A franchise agreement is a legally binding contract that sets out the rules of the franchising relationship that both the franchisor and franchisee have agreed to. The main purpose of this contract is to protect the intellectual property of the franchisor. In essence, a franchise agreement explains what the franchisor expects from the franchise in running the business. The agreement is also designed to ensure that all of the franchisees within an organisation are treated equitably. Franchise Administration can assist with franchise agreement development, for compliant and ethical franchising across South Africa.

Key Components of a Franchise Agreement Development include:
  • Location/territory – the franchise agreement designates the territory in which the franchise will operate and outlines any exclusivity rights that may be applicable.
  • Operations – the operations section details how franchisees are expected to run their units. This includes the manner and method of operations, business system requirements, suppliers, and advertising specifications.
  • Training and ongoing support – franchisors offer training and training programs for franchisees and their staff. Moreover, all on-going administrative and technical support is also outlined in the agreement.
  • Duration – the document details the length of the duration of the franchise agreement.
  • Franchise fee/investment – there is generally an upfront initial franchise fee that grants the franchisee the right to use the franchisor’s trademark and operating system. These costs are outlined in the agreement.
  • Royalties/ongoing fees – this section includes the details of the franchisor’s royalty structure. Most franchisors require franchisees to pay an ongoing royalty, usually a percentage of total sales, which is often paid on a monthly basis.
  • Trademark/patent/signage – this section outlines how the franchisee uses the franchisor’s trademark, patent, logo, and signage.
  • Advertising/marketing – the franchisor will reveal its advertising commitment and what fees franchisees are required to pay towards those costs. Marketing materials may be included in the franchise agreement.

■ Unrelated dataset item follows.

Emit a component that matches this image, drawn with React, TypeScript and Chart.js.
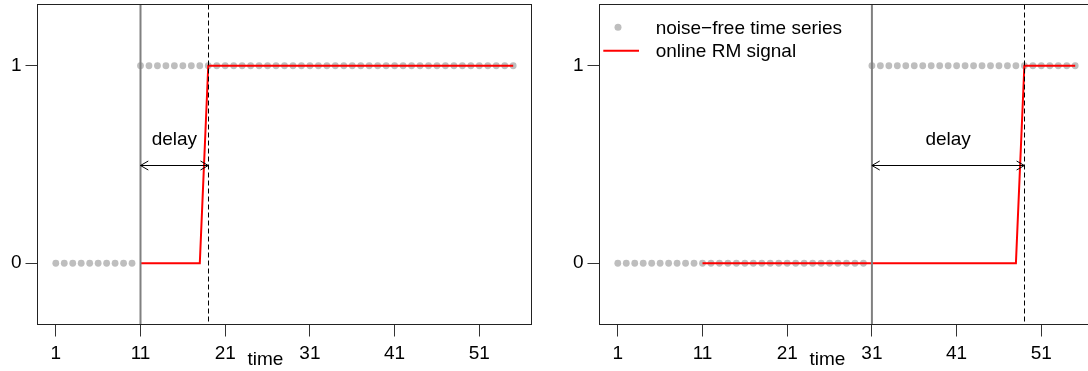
import React, { useEffect, useRef } from "react";
import { Chart, registerables } from "chart.js";

Chart.register(...registerables);

// Time index of the series
const time = [
  1, 2, 3, 4, 5, 6, 7, 8, 9, 10,
  11, 12, 13, 14, 15, 16, 17, 18, 19, 20,
  21, 22, 23, 24, 25, 26, 27, 28, 29, 30,
  31, 32, 33, 34, 35, 36, 37, 38, 39, 40,
  41, 42, 43, 44, 45, 46, 47, 48, 49, 50,
  51, 52, 53, 54, 55,
];

// Noise-free level shift, early change (left panel)
const signalEarly = [
  0, 0, 0, 0, 0, 0, 0, 0, 0, 0,
  1, 1, 1, 1, 1, 1, 1, 1, 1, 1,
  1, 1, 1, 1, 1, 1, 1, 1, 1, 1,
  1, 1, 1, 1, 1, 1, 1, 1, 1, 1,
  1, 1, 1, 1, 1, 1, 1, 1, 1, 1,
  1, 1, 1, 1, 1,
];

// Online repeated-median signal, available from t = 11 (left panel)
const rmEarly = [
  0, 0, 0, 0, 0, 0, 0, 0, 1, 1,
  1, 1, 1, 1, 1, 1, 1, 1, 1, 1,
  1, 1, 1, 1, 1, 1, 1, 1, 1, 1,
  1, 1, 1, 1, 1, 1, 1, 1, 1, 1,
  1, 1, 1, 1, 1,
];

// Noise-free level shift, late change (right panel)
const signalLate = [
  0, 0, 0, 0, 0, 0, 0, 0, 0, 0,
  0, 0, 0, 0, 0, 0, 0, 0, 0, 0,
  0, 0, 0, 0, 0, 0, 0, 0, 0, 0,
  1, 1, 1, 1, 1, 1, 1, 1, 1, 1,
  1, 1, 1, 1, 1, 1, 1, 1, 1, 1,
  1, 1, 1, 1, 1,
];

// Online repeated-median signal, available from t = 11 (right panel)
const rmLate = [
  0, 0, 0, 0, 0, 0, 0, 0, 0, 0,
  0, 0, 0, 0, 0, 0, 0, 0, 0, 0,
  0, 0, 0, 0, 0, 0, 0, 0, 0, 0,
  0, 0, 0, 0, 0, 0, 0, 0, 1, 1,
  1, 1, 1, 1, 1,
];

const rmTime = time.slice(10);

const xTickValues = [1, 11, 21, 31, 41, 51];
const yTickValues = [0, 1];

// Time of the true shift and time of its detection
const changeTimes = [11, 31];
const detectTimes = [19, 49];

const arrowLevel = 0.5;
const delayTextLevel = 0.6;
const timeLabelAt = 25.75;

const seriesLabels = ["noise\u2212free time series", "online RM signal"];
const delayText = "delay";
const axisTitle = "time";

const FONT_FAMILY = '"Liberation Sans", Arial, Helvetica, sans-serif';
const FONT_SIZE = 19;
const FONT = `${FONT_SIZE}px ${FONT_FAMILY}`;
const GREY = "#BEBEBE";
const RED = "#FF0000";

const X_MIN = -1.16;
const X_MAX = 57.16;
const Y_MIN = -0.31;
const Y_MAX = 1.31;

type PanelProps = {
  signal: number[];
  rm: number[];
  changeAt: number;
  detectAt: number;
  withLegend: boolean;
  left: number;
  width: number;
  axisWidth: number;
  padRight: number;
};

function drawArrowHead(ctx: CanvasRenderingContext2D, x: number, y: number, dir: number) {
  const len = 9;
  const ang = Math.PI / 6;
  ctx.beginPath();
  ctx.moveTo(x + dir * len * Math.cos(ang), y - len * Math.sin(ang));
  ctx.lineTo(x, y);
  ctx.lineTo(x + dir * len * Math.cos(ang), y + len * Math.sin(ang));
  ctx.stroke();
}

function Panel(props: PanelProps) {
  const ref = useRef<HTMLCanvasElement | null>(null);

  useEffect(() => {
    const { signal, rm, changeAt, detectAt, withLegend, axisWidth, padRight } = props;
    const canvas = ref.current;
    if (!canvas) return;

    const overlay = {
      id: "shiftOverlay",
      afterDatasetsDraw(chart: any) {
        const { ctx, chartArea, scales } = chart;
        const xs = scales.x;
        const ys = scales.y;
        ctx.save();
        ctx.beginPath();
        ctx.rect(chartArea.left, chartArea.top, chartArea.right - chartArea.left, chartArea.bottom - chartArea.top);
        ctx.clip();

        // true change time
        const xc = xs.getPixelForValue(changeAt);
        ctx.strokeStyle = "#808080";
        ctx.lineWidth = 2;
        ctx.beginPath();
        ctx.moveTo(xc, chartArea.top);
        ctx.lineTo(xc, chartArea.bottom);
        ctx.stroke();

        // detection time
        const xd = xs.getPixelForValue(detectAt);
        ctx.strokeStyle = "#000";
        ctx.lineWidth = 1;
        ctx.setLineDash([5, 3]);
        ctx.beginPath();
        ctx.moveTo(Math.round(xd) + 0.5, chartArea.top);
        ctx.lineTo(Math.round(xd) + 0.5, chartArea.bottom);
        ctx.stroke();
        ctx.setLineDash([]);

        // delay arrow
        const ya = Math.round(ys.getPixelForValue(arrowLevel)) + 0.5;
        ctx.strokeStyle = "#000";
        ctx.lineWidth = 1;
        ctx.beginPath();
        ctx.moveTo(xc, ya);
        ctx.lineTo(xd, ya);
        ctx.stroke();
        drawArrowHead(ctx, xc, ya, 1);
        drawArrowHead(ctx, xd, ya, -1);

        ctx.fillStyle = "#000";
        ctx.font = FONT;
        ctx.textAlign = "center";
        ctx.textBaseline = "alphabetic";
        ctx.fillText(delayText, (xc + xd) / 2, ys.getPixelForValue(delayTextLevel));

        // legend
        if (withLegend) {
          const lx = chartArea.left;
          const ly = chartArea.top;
          ctx.fillStyle = GREY;
          ctx.beginPath();
          ctx.arc(lx + 18.5, ly + 22.8, 3.5, 0, Math.PI * 2);
          ctx.fill();
          ctx.strokeStyle = RED;
          ctx.lineWidth = 2;
          ctx.beginPath();
          ctx.moveTo(lx + 3.8, ly + 46.2);
          ctx.lineTo(lx + 39.5, ly + 46.2);
          ctx.stroke();
          ctx.fillStyle = "#000";
          ctx.textAlign = "left";
          ctx.fillText(seriesLabels[0], lx + 56.2, ly + 29.8);
          ctx.fillText(seriesLabels[1], lx + 56.2, ly + 52.2);
        }
        ctx.restore();

        // plot box
        ctx.save();
        ctx.strokeStyle = "#222";
        ctx.lineWidth = 1;
        ctx.strokeRect(chartArea.left, chartArea.top, chartArea.right - chartArea.left, chartArea.bottom - chartArea.top);

        // axis title
        ctx.fillStyle = "#000";
        ctx.font = FONT;
        ctx.textAlign = "center";
        ctx.textBaseline = "alphabetic";
        ctx.fillText(axisTitle, xs.getPixelForValue(timeLabelAt), chart.height - 6);
        ctx.restore();
      },
    };

    const chart = new Chart(canvas, {
      type: "line",
      data: {
        datasets: [
          {
            label: seriesLabels[1],
            data: rm.map((v, i) => ({ x: rmTime[i], y: v })),
            borderColor: RED,
            backgroundColor: RED,
            borderWidth: 2,
            pointRadius: 0,
            tension: 0,
            fill: false,
            order: 0,
          },
          {
            label: seriesLabels[0],
            data: signal.map((v, i) => ({ x: time[i], y: v })),
            showLine: false,
            pointRadius: 3.4,
            pointBorderWidth: 0,
            pointBackgroundColor: GREY,
            borderColor: GREY,
            backgroundColor: GREY,
            order: 1,
          },
        ],
      },
      options: {
        animation: false,
        responsive: false,
        events: [],
        layout: { padding: { left: 0, right: padRight, top: 4.5, bottom: 0 } },
        plugins: { legend: { display: false }, tooltip: { enabled: false } },
        scales: {
          x: {
            type: "linear",
            min: X_MIN,
            max: X_MAX,
            afterBuildTicks: (s: any) => {
              s.ticks = xTickValues.map((value) => ({ value }));
            },
            afterFit: (s: any) => {
              s.height = 46.5;
              s.paddingLeft = 0;
              s.paddingRight = 0;
            },
            ticks: {
              autoSkip: false,
              maxRotation: 0,
              padding: 6,
              color: "#000",
              font: { family: FONT_FAMILY, size: FONT_SIZE },
            },
            grid: { drawOnChartArea: false, tickLength: 12, color: "#333", lineWidth: 1 },
            border: { display: false },
          },
          y: {
            type: "linear",
            min: Y_MIN,
            max: Y_MAX,
            afterBuildTicks: (s: any) => {
              s.ticks = yTickValues.map((value) => ({ value }));
            },
            afterFit: (s: any) => {
              s.width = axisWidth;
              s.paddingTop = 0;
              s.paddingBottom = 0;
            },
            ticks: {
              padding: 4,
              color: "#000",
              font: { family: FONT_FAMILY, size: FONT_SIZE },
            },
            grid: { drawOnChartArea: false, tickLength: 12, color: "#333", lineWidth: 1 },
            border: { display: false },
          },
        },
      },
      plugins: [overlay],
    } as any);

    return () => chart.destroy();
  }, []);

  return (
    <canvas
      ref={ref}
      width={props.width}
      height={371}
      style={{ position: "absolute", left: props.left, top: 0, width: props.width, height: 371 }}
    />
  );
}

export default function App() {
  return (
    <div
      style={{
        position: "fixed",
        left: 0,
        top: 0,
        width: 1088,
        height: 371,
        overflow: "hidden",
        background: "#fff",
      }}
    >
      <Panel
        signal={signalEarly}
        rm={rmEarly}
        changeAt={changeTimes[0]}
        detectAt={detectTimes[0]}
        withLegend={false}
        left={0}
        width={544}
        axisWidth={37.5}
        padRight={12.5}
      />
      <Panel
        signal={signalLate}
        rm={rmLate}
        changeAt={changeTimes[1]}
        detectAt={detectTimes[1]}
        withLegend={true}
        left={544}
        width={562}
        axisWidth={55.5}
        padRight={12.5}
      />
    </div>
  );
}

  • Renewal rights/termination/cancellation policies – this section describes how the contract/agreement is renewed or terminated. Some franchisors include an arbitration clause. In the event of any legal action, an arbitrator reviews the case before it goes to court.
  • Exit strategies – every franchise has its own resale policy. Some allow franchisees to sell their franchises at their discretion. Other agreements include buy back or right of first refusal clauses. These allow the franchisor to buy back the franchise at a rate determined by them, or to match any potential buyer’s offer.